**Brief:**
For each line below that contains the string "seaborn", copy that line.

**Data provided:**
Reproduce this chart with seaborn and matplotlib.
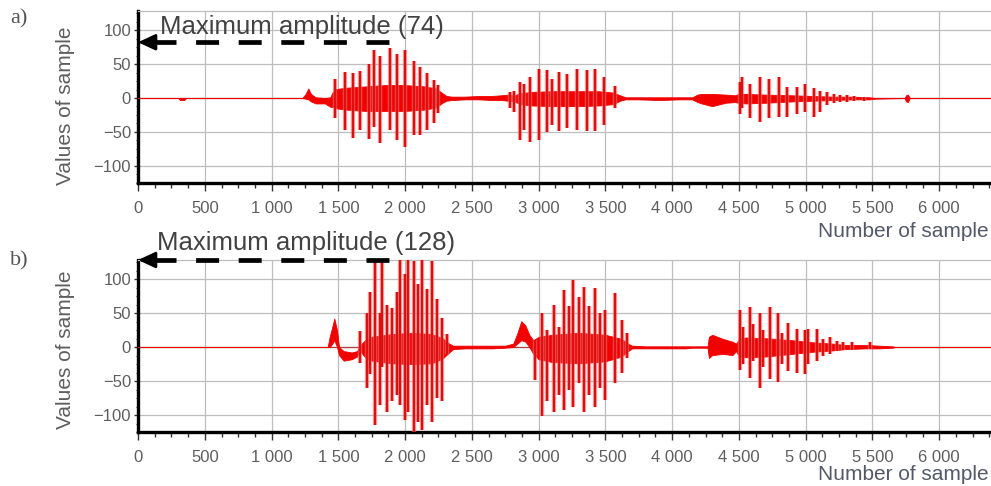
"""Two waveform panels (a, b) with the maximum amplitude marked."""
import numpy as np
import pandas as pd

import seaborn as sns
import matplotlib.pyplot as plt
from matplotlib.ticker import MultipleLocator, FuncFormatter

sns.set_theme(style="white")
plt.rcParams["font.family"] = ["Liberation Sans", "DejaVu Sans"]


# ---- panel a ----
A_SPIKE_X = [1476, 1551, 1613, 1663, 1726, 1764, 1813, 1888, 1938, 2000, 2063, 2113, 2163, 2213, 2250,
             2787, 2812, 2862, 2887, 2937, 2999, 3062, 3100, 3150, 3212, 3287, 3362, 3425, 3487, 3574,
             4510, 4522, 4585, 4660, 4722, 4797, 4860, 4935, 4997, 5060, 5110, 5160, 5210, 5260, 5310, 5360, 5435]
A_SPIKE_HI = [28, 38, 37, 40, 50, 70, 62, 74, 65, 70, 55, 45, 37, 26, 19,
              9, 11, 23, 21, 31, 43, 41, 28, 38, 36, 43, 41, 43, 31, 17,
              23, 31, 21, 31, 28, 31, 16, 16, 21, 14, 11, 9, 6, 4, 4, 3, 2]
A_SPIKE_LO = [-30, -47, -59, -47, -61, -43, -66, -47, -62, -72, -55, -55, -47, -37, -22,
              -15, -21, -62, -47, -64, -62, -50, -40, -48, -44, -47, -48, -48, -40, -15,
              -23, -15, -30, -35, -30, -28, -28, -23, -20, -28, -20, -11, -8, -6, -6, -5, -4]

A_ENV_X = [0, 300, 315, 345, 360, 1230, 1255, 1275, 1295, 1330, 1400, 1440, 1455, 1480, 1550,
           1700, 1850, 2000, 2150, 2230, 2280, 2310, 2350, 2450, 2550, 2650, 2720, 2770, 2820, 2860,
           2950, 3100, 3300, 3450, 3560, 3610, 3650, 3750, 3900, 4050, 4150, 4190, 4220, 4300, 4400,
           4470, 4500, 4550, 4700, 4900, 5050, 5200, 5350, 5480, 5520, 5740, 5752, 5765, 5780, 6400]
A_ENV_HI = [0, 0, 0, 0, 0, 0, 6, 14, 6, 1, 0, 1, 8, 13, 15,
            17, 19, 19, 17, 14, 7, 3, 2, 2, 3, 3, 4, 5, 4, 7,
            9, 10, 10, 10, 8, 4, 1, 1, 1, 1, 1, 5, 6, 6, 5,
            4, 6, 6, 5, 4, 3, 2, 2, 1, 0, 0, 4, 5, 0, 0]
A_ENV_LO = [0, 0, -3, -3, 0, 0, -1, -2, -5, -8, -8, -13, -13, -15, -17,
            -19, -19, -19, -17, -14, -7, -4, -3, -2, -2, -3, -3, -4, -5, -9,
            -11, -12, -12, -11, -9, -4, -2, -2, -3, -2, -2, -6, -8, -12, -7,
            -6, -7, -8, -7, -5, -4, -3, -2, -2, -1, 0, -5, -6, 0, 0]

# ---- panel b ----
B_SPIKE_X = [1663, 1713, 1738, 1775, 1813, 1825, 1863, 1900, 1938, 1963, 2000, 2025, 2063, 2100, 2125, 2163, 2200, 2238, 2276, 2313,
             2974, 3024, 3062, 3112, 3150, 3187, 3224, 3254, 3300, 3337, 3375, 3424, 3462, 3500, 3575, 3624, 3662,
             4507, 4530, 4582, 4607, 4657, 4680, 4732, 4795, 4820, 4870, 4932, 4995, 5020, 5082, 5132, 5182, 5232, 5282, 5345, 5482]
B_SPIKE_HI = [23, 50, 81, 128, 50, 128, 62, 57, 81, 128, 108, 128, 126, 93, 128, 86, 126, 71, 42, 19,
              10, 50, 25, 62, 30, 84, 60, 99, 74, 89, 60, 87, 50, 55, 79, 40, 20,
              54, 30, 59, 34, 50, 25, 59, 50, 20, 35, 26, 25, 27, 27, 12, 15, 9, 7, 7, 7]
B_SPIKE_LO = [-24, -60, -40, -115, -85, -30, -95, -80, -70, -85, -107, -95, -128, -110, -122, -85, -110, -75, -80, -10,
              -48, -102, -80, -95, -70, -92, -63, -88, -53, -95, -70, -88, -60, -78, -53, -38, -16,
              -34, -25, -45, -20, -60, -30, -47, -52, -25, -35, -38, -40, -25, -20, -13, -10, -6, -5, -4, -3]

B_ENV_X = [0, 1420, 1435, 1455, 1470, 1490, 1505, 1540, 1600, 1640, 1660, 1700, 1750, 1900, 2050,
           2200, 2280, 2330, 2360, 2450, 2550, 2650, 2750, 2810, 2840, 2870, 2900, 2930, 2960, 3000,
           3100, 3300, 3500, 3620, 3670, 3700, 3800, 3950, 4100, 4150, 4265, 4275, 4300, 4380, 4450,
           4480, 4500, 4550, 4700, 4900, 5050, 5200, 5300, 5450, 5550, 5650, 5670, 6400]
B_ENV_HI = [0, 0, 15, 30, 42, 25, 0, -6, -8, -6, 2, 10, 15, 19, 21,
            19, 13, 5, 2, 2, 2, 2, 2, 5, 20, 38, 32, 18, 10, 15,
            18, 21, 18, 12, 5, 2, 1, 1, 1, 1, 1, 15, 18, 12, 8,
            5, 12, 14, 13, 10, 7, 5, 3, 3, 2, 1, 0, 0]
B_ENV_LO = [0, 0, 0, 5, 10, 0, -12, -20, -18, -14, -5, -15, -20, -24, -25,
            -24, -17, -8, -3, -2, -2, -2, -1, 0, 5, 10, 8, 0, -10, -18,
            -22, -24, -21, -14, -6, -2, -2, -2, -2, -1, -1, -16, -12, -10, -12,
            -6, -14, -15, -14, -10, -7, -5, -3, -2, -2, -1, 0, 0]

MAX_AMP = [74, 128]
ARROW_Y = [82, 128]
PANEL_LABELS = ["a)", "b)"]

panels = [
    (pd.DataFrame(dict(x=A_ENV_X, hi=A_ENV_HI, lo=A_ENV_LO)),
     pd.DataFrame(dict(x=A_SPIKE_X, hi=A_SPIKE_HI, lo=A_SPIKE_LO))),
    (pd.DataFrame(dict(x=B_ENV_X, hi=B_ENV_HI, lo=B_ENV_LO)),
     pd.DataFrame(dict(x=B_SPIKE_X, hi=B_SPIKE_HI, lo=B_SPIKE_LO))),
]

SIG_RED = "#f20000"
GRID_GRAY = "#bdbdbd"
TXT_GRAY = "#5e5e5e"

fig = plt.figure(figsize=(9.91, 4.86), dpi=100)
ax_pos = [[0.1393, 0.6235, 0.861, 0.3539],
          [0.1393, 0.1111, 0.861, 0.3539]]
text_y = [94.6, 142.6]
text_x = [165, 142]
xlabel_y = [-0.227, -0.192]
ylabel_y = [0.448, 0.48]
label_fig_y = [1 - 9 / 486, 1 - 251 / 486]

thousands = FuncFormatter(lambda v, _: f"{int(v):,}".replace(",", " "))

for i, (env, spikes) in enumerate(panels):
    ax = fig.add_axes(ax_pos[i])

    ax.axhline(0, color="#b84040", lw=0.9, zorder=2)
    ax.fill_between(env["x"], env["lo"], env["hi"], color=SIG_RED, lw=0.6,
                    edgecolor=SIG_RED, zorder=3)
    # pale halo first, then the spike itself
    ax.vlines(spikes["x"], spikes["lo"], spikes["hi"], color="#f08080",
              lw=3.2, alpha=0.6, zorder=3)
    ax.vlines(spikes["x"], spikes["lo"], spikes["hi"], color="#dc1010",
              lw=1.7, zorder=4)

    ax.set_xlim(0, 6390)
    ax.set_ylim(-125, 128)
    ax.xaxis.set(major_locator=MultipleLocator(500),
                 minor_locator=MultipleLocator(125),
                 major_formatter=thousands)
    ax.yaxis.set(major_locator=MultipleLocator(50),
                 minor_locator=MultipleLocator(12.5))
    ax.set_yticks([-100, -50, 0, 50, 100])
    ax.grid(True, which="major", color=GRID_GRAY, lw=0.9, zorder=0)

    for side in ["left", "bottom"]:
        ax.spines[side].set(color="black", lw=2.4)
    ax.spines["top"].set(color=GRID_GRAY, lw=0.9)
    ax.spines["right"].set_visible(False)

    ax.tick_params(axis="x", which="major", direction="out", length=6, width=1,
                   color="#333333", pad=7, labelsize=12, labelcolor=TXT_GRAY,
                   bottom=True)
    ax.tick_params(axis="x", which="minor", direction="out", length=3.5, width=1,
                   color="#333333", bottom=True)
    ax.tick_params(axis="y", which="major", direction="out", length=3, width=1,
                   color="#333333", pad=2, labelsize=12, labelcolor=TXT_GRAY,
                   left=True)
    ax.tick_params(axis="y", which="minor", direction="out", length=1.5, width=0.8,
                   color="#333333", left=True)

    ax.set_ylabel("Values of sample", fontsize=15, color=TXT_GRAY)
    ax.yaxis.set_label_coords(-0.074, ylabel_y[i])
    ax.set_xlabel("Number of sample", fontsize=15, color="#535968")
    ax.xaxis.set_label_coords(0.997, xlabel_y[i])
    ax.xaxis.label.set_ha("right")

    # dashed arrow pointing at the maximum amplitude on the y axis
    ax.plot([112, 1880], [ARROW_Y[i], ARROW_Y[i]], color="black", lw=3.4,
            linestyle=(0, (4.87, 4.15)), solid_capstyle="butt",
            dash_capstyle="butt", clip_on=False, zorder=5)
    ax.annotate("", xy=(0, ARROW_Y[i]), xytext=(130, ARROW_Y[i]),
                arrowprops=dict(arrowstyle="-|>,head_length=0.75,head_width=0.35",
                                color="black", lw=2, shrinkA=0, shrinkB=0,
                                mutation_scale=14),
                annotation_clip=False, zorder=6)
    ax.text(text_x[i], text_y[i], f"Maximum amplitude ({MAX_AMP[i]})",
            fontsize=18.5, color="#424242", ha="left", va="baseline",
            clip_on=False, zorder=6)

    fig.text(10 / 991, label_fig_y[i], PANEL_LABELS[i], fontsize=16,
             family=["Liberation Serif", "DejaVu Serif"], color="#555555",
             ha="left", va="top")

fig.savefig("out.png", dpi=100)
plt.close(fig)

**Exercise response:**
Reproduce this chart with seaborn and matplotlib.
import seaborn as sns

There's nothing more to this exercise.